Industrial design folk do lots of pre-design exploration, have many design iterations where multiple design instances and modifications get considered. For those few that seem promising, they go so far as to create cool miniature mock-ups. Sometimes the mockups use modern fabrication methods (3D printing, laser cutting) or old fashioned methods (paper). Fast, small instances of the envisioned design rapidly identify what really is promising and what would be problematic. In the senior design class there is not enough time to actually do this, but the degree to which one can make the effort, even in thought, is quite worthwhile.
The most important philosophy, one that even applies to research, is to always make an effort to identify at least 5 solutions. We can call this process prototyping, for lack of a better word. Pre-design exploration often involves identifying a theme or underlying design direction then examining variations of the theme/direction. Note that in the link many instantiations are considered. Do this for each important component of the product. The current senior design course sequence does not really provide for this, nor have a strong coercion component to induce this. As a team, you should put the extra effort now to do so. It will give great return on efforts during ECE4012.

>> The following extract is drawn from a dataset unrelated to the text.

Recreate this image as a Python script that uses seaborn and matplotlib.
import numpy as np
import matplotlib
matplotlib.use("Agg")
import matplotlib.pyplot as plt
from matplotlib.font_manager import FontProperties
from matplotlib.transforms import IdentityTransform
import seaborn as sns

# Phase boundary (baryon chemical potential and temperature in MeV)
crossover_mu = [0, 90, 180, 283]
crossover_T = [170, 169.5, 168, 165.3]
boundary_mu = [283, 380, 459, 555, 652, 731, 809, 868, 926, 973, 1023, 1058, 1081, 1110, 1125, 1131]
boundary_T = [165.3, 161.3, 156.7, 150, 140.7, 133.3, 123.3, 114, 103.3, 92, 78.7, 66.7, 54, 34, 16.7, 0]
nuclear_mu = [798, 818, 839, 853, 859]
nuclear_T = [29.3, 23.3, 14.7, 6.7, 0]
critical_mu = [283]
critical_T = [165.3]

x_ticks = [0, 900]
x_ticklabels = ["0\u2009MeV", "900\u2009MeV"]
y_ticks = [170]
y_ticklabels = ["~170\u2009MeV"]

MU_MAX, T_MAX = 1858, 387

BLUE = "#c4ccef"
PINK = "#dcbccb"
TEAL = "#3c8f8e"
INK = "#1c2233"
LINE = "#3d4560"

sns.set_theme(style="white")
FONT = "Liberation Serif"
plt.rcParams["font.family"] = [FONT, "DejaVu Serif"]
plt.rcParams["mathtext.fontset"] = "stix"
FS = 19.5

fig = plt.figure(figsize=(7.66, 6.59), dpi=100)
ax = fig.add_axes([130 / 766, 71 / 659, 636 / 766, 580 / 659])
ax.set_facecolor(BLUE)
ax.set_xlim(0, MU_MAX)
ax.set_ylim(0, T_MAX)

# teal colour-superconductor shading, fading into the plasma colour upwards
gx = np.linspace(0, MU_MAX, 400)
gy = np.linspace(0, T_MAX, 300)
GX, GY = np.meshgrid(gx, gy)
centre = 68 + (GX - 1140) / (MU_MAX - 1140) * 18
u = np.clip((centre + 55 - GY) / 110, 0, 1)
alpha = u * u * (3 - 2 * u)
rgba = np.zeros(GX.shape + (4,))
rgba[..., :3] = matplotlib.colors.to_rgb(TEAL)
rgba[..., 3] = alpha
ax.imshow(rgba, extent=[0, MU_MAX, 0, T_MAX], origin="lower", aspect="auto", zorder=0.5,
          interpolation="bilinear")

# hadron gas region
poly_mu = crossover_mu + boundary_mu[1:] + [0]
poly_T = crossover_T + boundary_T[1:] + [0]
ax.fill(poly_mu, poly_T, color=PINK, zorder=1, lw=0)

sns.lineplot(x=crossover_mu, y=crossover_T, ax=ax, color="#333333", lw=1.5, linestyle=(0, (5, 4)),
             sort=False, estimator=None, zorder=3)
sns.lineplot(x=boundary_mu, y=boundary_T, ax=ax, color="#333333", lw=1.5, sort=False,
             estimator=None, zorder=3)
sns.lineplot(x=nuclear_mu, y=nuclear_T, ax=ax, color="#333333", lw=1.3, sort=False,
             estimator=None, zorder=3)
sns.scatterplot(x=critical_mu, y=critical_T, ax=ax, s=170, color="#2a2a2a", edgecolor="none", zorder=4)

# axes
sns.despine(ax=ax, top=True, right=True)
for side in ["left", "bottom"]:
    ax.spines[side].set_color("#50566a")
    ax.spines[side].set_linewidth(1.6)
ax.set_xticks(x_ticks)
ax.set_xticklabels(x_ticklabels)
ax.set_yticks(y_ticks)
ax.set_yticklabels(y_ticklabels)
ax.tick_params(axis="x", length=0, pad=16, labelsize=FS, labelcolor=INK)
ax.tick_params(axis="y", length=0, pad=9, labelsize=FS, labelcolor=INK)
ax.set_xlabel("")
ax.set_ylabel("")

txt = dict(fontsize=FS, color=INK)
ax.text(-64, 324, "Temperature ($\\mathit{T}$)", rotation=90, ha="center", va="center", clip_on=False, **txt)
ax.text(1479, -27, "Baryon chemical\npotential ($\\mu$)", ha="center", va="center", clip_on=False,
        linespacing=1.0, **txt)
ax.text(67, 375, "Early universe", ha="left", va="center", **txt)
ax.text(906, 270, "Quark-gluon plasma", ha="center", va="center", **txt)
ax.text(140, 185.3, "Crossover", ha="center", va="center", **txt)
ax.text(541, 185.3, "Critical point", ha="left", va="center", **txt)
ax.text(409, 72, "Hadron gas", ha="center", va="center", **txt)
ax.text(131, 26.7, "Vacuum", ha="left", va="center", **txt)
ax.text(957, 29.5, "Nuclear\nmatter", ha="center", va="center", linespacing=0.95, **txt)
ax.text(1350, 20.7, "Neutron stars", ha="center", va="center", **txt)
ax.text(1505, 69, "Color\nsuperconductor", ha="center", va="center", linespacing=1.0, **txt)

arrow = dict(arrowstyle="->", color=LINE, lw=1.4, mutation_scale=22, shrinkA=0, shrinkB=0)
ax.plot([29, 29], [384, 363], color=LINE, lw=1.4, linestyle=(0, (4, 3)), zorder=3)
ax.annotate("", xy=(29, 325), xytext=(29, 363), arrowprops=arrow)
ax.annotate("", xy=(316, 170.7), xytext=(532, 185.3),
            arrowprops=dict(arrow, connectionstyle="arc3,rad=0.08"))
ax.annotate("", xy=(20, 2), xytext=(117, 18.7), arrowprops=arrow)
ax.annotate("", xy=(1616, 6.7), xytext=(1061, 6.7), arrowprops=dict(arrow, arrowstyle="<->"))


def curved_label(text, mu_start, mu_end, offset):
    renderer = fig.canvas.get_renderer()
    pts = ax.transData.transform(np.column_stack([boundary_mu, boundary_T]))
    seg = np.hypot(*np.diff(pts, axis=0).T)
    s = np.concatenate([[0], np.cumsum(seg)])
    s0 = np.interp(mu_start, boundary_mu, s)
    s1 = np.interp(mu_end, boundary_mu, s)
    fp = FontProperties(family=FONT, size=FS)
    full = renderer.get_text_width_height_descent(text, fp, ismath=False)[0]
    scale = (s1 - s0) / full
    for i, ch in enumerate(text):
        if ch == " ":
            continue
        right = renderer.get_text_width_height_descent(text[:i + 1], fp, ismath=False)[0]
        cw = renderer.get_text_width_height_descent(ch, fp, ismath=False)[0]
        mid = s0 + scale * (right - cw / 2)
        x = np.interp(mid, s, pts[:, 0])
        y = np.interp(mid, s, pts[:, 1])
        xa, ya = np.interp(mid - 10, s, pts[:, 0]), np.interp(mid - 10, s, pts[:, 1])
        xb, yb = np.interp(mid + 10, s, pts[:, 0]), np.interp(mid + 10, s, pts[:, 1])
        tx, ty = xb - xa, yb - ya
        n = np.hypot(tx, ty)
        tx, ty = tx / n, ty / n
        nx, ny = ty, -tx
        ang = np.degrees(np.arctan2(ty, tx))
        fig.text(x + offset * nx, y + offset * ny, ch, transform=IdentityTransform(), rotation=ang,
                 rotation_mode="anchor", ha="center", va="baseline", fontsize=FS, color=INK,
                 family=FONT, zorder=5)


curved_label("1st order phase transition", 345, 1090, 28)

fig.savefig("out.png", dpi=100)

For both the inital thinking about the product, as well as the final demonstration, I recommend doing something called storyboarding, which is the process of describing and visualizing interface scenarios between the user and the product. I am not sure if the hits will be the best, but here is a google search for the topic (try clicking on the “engineering” option since we are engineers, then maybe the “software” option with “engineering” unclicked afterwards).

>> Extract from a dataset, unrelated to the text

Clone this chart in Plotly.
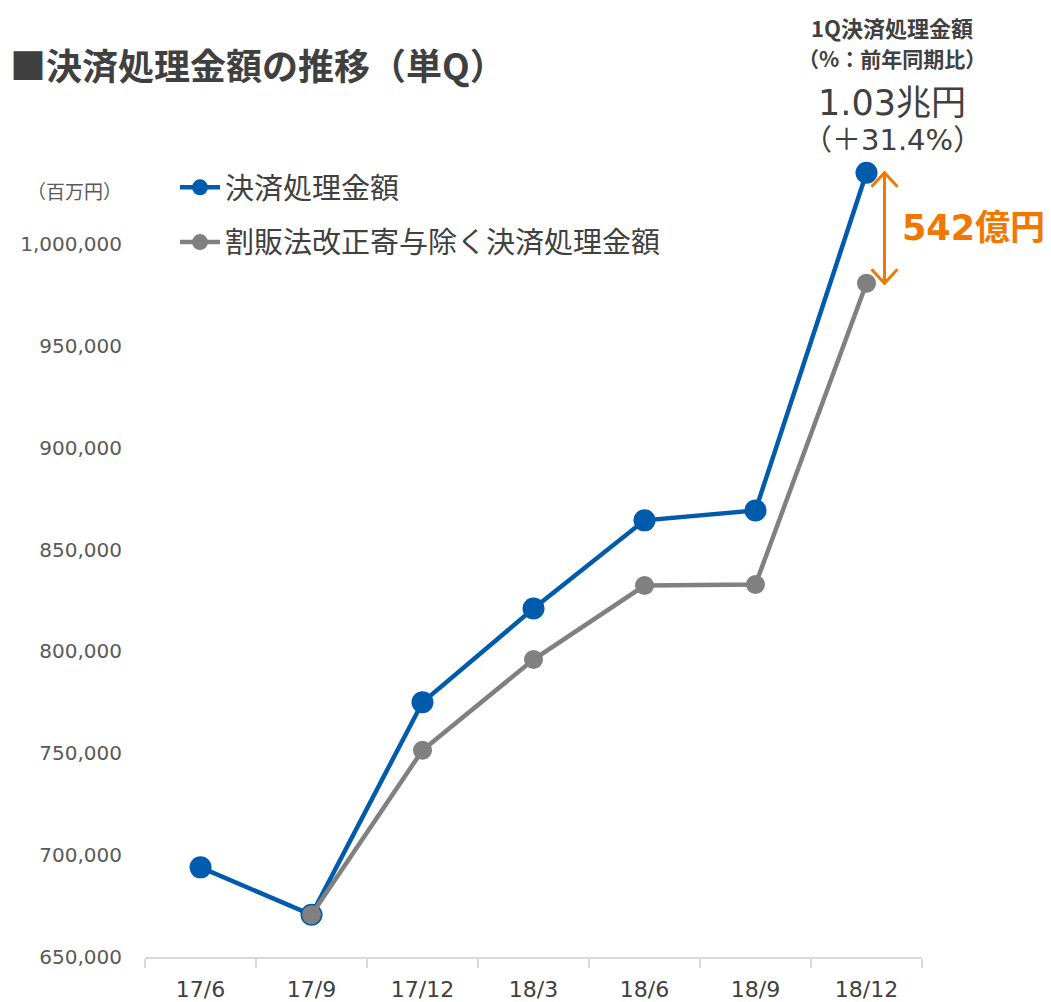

As engineers, we should be somewhat familiar with this. In Physics classes we learn about gedankenexperiments, otherwise translated as thought-experiments. Here physical scenarios are specified and imagined. Applying the laws of physics to these scenarios leads to hypothesized outcomes in order to reason through a particular concept. The design process should involve something similar. Storyboarding is a way to force the designer to think about the user interaction and the designed item more thoroughly, from the beginning to the end of the interaction. If multiple pathways are possible, then they should be outlined.
Make sure you are aware how much mechanical or physical design is involved.
Computer vision can get nasty fast. It is easy to define a design project that sounds easy, but is in fact deviously hard. Humans are really good at visual processing. Computer vision is still in the dark ages, no matter what hot new method is out there. The first step should always be to vet the idea by talking to experts. Sometimes they know tricks that can make the difference between doable and impossible.
Robotics is really a multi-disciplinary field. Opting to design a functional robot is a non-trivial task, usually well beyond the time frame allotted by ECE4012. It is best to create a realistic end-point for the robotic device, as well as to define what the real contribution should be. Is it the robot or what the robot does? Is it a new accessory for a robot? Define what matters and simplify the rest.
Some design teams don't really need to build a robot, but can simply use an existing robot (such as the Turtlebots from ECE4560, or a robot from a research lab). Some choose a commercially available product hoping that it can serve as the robotic platform. This can often be a mistake since commercial products don't always have the sensory devices, or don't provide access to sensory signals, that are crucial to robotic autonomy. The effect of this deficiency will be to make the entire project more difficult as the team works to overcome these limitations. It is important to be aware of what affordances are available versus what are needed. This way the proposed design is compatible with the underlying device. It can be OK to us a commercial device that has limited capabilities if the design takes them into consideration, and defines an execution plan that is informed by them.